Be that as it may, every now and then I come across a low-rise residential complex that makes an effective case for modernist infill in Toronto’s largely Victorian and Edwardian fabric – that says “home,” in other words, with a modern accent. The one I have in mind is called Richmond Town Manors, now under construction just off Queen Street West, south of Trinity Bellwoods Park.

Designed by Charles Gane, one three principals at Core Architects Inc., this deluxe and compact development is composed of nine two-bedroom units between 1,714 and 1,820 square feet in area. These town homes aren’t cheap: Prices start at $839,000 and go up to $899,000. But then, they aren’t small either, compared with the usual size of downtown Toronto condo apartments.

Richmond Town Manors

Richmond Town Manors

The square footage in each suite is arrayed vertically on four levels. The private garage, accessible through a rear laneway, and a fully equipped washroom and entry hall are on the first level. The second storey offers an open-plan arrangement, just over 12 feet wide, for kitchen, dining room and living room, with an ample deck that covers the laneway below.

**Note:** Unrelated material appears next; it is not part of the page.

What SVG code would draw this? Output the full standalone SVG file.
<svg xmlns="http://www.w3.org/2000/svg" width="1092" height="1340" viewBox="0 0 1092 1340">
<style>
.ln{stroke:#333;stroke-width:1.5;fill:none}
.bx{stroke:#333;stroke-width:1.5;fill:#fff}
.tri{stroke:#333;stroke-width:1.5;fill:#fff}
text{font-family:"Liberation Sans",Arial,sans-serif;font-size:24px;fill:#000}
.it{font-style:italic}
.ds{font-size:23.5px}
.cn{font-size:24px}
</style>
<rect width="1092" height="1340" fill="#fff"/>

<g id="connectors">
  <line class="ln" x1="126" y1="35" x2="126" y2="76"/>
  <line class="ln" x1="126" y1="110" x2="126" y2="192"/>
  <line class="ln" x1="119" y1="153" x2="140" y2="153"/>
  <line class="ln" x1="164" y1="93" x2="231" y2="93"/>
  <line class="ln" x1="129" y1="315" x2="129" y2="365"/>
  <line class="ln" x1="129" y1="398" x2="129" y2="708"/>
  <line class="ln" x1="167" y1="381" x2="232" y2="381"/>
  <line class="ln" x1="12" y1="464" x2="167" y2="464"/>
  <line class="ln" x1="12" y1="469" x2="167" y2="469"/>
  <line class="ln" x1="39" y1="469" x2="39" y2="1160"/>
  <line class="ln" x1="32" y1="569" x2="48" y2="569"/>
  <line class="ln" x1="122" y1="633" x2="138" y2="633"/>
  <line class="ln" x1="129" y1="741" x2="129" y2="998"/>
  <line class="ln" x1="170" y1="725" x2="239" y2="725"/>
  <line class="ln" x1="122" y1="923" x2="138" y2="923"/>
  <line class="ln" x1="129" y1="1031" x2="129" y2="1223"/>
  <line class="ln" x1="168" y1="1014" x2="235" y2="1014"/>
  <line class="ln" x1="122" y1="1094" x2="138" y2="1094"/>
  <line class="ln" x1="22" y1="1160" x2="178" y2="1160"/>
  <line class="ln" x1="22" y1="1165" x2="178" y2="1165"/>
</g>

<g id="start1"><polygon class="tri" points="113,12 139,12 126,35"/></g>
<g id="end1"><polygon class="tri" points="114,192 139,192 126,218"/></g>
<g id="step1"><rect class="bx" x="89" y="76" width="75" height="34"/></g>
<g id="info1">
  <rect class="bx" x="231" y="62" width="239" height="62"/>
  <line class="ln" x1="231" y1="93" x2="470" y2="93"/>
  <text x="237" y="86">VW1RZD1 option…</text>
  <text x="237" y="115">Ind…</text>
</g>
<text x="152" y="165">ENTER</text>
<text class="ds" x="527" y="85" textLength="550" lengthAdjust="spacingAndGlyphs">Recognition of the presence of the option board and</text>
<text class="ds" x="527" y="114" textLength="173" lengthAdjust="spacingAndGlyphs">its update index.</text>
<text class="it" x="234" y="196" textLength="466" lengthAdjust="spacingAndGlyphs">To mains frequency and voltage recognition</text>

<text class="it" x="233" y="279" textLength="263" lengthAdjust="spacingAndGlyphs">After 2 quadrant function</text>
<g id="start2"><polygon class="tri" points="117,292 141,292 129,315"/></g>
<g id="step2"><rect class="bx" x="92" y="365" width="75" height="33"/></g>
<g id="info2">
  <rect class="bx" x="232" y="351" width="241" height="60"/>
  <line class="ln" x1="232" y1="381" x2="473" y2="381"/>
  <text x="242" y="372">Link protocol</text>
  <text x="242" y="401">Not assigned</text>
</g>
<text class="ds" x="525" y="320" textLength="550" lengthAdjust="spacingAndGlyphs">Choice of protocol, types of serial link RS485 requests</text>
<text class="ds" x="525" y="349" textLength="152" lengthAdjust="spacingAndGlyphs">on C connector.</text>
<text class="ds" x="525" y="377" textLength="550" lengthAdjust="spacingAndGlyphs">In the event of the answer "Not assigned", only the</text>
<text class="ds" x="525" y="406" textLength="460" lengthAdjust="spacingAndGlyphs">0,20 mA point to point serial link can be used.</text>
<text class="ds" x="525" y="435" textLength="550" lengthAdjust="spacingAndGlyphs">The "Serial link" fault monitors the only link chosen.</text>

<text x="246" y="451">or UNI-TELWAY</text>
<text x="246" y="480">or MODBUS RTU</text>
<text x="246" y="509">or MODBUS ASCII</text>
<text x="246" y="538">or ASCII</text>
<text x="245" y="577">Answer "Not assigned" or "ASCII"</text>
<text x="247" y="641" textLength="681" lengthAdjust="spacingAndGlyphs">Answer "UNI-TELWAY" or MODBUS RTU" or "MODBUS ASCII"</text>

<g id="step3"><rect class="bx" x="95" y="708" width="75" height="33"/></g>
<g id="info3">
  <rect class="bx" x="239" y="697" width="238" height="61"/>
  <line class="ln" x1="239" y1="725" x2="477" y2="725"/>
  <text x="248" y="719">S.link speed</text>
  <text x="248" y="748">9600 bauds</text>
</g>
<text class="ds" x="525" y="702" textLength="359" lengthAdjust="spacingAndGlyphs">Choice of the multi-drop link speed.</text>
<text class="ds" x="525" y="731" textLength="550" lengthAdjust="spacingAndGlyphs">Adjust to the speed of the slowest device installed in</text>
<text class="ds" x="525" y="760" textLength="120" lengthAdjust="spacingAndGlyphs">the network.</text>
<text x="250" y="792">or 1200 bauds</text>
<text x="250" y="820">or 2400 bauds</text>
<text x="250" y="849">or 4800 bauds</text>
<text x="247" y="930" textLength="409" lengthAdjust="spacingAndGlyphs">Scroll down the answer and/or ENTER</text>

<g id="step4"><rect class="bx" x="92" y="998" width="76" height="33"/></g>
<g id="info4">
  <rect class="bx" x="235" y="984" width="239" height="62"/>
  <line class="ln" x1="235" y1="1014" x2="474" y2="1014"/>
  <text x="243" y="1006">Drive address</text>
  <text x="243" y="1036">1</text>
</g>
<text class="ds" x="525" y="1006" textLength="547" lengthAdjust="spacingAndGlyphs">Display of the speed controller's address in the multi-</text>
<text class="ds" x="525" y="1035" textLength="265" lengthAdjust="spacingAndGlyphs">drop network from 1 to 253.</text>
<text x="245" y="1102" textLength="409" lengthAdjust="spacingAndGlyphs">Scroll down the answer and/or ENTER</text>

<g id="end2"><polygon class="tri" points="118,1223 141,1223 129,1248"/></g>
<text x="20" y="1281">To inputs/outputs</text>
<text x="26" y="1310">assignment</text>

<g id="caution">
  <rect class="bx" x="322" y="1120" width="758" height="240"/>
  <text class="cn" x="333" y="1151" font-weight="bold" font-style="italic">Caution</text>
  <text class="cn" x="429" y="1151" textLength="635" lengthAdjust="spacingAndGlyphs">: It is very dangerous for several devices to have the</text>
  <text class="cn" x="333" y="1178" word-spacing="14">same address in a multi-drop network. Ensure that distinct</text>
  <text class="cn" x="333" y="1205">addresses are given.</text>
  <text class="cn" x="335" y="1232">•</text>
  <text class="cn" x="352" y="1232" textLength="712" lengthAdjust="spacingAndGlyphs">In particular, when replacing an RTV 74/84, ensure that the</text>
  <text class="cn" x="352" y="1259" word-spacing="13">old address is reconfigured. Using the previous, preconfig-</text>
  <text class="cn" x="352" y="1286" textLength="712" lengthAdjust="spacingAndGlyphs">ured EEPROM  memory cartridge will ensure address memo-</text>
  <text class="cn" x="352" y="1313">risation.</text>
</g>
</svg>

Bedrooms and two more bathrooms, one off the master bedroom, are on the third level, overlooking the terrace, and the fourth (and smallest) level, for the furnace and such, opens out onto a comfortable rooftop terrace – a valuable amenity for urban living that a pitched roof, of course, makes impossible. A large skylight over the fourth level projects light into the interior of the suite. The space in each unit is open and gracious, uncomplicated by internal divisions, and conducive to informal but active modern living. I imagine that the happiest residents of these suites will be childless couples, perhaps young professionals or retirees, though there is surely quite enough room for one child in each unit.

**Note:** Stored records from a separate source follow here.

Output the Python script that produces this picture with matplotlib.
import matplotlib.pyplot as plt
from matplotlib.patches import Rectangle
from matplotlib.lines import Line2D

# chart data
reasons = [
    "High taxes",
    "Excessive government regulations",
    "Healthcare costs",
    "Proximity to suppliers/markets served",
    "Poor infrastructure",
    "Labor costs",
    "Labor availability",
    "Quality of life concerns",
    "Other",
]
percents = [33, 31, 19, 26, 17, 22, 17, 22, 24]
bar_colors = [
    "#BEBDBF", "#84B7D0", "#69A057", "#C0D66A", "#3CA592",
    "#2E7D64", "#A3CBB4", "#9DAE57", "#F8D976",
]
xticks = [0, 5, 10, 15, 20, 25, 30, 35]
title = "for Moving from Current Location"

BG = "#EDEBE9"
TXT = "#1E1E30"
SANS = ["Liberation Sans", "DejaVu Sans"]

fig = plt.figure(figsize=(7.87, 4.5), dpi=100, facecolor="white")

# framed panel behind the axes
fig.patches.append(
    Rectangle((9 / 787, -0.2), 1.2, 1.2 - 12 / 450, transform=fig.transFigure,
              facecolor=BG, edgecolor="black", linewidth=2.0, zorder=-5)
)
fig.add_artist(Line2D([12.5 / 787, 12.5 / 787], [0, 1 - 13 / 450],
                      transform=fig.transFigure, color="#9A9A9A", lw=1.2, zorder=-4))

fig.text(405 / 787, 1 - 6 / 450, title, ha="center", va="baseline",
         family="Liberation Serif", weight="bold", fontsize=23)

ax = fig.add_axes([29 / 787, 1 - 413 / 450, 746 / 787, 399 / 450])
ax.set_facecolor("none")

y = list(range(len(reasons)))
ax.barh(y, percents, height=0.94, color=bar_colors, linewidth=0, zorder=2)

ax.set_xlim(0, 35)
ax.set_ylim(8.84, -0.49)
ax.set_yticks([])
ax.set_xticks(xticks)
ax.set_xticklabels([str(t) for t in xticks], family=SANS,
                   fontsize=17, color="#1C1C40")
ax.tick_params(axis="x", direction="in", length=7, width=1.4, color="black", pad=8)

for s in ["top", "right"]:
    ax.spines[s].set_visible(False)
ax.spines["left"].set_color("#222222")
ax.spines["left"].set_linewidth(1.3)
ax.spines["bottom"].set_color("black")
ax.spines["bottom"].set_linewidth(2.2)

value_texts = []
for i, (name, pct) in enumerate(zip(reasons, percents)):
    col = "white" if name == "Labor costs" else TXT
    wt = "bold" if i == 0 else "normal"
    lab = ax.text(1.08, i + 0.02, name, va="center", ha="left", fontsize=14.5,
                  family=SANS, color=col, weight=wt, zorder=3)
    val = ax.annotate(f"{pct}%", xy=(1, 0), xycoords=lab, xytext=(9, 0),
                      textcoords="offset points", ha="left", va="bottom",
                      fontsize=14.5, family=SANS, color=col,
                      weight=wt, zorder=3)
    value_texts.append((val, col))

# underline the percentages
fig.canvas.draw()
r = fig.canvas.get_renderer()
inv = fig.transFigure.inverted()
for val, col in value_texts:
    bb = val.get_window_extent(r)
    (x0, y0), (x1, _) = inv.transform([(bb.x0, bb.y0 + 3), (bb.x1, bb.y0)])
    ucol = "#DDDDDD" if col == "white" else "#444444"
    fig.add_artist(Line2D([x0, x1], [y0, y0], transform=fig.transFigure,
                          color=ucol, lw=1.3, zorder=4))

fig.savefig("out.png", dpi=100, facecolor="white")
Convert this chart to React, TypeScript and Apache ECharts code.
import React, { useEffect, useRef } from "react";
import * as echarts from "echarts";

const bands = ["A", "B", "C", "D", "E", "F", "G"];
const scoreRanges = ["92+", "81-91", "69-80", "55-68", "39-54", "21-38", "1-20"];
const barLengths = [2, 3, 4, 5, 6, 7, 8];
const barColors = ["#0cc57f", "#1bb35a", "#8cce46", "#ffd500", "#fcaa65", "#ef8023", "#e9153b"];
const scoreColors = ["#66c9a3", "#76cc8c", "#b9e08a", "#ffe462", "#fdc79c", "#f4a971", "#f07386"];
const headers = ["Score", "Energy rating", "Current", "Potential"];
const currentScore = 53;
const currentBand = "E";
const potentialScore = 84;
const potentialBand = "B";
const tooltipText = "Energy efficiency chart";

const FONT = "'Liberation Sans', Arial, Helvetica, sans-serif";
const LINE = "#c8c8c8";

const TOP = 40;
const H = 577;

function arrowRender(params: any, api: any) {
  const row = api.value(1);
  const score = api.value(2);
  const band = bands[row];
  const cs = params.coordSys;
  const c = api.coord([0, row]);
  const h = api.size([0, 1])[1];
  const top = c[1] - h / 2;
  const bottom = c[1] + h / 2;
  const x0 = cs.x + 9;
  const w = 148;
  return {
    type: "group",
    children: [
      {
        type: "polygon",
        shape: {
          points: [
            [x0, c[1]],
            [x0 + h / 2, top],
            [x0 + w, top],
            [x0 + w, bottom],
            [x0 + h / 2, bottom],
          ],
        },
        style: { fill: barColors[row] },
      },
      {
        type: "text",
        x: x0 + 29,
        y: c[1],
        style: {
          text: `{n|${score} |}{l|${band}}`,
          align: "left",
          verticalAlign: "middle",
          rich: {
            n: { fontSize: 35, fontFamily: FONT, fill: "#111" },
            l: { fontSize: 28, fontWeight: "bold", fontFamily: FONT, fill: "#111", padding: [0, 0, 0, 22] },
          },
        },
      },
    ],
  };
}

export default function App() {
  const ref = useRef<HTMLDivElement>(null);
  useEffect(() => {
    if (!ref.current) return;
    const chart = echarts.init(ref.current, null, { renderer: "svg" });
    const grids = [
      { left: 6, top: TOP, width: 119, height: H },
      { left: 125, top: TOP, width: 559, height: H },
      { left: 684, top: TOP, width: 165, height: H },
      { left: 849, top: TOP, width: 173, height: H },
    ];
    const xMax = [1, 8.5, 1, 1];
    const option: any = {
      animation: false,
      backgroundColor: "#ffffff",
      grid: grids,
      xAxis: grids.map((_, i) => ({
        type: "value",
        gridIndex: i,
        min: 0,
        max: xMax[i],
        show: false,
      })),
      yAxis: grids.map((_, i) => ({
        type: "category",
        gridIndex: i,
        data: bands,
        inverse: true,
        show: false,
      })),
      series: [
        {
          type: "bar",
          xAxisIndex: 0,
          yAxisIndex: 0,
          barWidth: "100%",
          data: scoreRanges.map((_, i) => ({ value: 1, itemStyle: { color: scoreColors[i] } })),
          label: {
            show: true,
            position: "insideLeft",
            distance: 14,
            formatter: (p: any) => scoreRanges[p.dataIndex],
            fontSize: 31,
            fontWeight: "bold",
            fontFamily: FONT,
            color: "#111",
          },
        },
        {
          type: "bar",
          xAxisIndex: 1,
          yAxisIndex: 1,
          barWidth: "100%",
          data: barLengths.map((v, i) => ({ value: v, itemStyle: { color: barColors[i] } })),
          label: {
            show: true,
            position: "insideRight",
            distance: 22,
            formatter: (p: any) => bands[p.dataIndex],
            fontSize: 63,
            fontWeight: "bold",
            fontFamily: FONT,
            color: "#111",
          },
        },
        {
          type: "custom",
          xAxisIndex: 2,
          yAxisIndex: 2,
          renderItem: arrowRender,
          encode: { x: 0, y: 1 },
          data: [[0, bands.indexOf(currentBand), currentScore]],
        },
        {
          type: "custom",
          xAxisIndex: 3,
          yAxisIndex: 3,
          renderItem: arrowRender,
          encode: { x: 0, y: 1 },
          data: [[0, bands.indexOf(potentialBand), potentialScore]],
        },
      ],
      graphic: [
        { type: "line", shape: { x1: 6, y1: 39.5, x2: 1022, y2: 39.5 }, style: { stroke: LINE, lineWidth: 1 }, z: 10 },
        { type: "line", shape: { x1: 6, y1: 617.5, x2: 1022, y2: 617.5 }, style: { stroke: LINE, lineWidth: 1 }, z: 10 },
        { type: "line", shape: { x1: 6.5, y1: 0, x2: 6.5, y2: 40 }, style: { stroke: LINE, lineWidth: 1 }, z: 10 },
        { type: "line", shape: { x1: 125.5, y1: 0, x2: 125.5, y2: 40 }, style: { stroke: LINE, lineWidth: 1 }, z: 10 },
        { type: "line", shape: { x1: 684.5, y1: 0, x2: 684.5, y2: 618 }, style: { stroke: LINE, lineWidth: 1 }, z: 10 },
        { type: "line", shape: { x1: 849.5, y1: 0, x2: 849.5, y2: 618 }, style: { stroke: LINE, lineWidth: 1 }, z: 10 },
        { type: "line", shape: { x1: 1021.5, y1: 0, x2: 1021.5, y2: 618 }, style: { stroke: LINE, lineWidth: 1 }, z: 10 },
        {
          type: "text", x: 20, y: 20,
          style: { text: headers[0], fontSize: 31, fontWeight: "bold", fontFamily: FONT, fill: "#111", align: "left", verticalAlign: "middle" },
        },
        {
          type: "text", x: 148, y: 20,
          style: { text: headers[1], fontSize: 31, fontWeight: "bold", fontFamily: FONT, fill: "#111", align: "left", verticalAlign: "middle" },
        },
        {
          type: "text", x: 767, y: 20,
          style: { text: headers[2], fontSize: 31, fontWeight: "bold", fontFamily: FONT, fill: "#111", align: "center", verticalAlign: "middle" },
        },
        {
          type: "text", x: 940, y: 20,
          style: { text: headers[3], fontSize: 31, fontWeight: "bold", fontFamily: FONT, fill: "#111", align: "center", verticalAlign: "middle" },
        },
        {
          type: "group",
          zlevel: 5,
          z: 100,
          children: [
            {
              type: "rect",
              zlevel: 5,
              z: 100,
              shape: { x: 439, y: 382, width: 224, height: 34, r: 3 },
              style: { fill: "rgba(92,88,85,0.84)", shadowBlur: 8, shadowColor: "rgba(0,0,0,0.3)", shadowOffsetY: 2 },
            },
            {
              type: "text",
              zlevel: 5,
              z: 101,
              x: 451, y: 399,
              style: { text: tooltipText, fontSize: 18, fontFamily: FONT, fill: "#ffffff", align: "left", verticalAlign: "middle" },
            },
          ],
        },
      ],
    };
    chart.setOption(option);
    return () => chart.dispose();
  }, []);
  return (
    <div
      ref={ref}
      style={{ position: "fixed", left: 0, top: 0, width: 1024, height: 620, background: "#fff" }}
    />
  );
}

Mr. Gane has carried through the modernism of the inner parts of these town homes to the exterior. The hefty chunk of architecture enclosing the suites is articulated by spacious expanses of glass that rise two storeys over each entrance level. These large windows, which welcome sunshine into the living room and bedroom levels, have frames of dark brown Brazilian hardwood. The wood, in turn, provides a good colour match with the dark brick that runs along the bottom of the façade. This exterior treatment is bold and unfussy, and it generates a streetscape that has the rhythm and swing many people admire in Victorian housing and find sadly missing in modernist compositions that are more timid than this one.

Richmond Town Manors

Richmond Town Manors

Heading into architecture school a generation ago, Mr. Gane told me, he tried to avoid at all costs the postmodernism then fashionable. This was an architectural movement, many readers will recall, that sought to reinstate everything avant-garde modernism had tried to erase from the design vocabulary: not only pitched roofs and stately pediments, but also arches and columns, ornamentation and the various “revival” styles that littered the 19th-century landscape.

Postmodernism’s apostles felt people would live better and more amiably in cities and suburbs that looked like the small towns of great-grandmother’s day. Reduced to a commercial formula and applied without the sensitivity required of all gestures toward “history,” this impulse now drives the neo-traditional designs common in contemporary suburbia and in many downtown developments.

But Richmond Town Manors, and a few other schemes I’ve seen around town, show that handsomeness in a commercial residential complex cast in a modern idiom is not only possible, but also attainable. I hope more developers figure this out, before Toronto’s new-home building lots are filled with houses that are stylistically obsolete before they are even finished.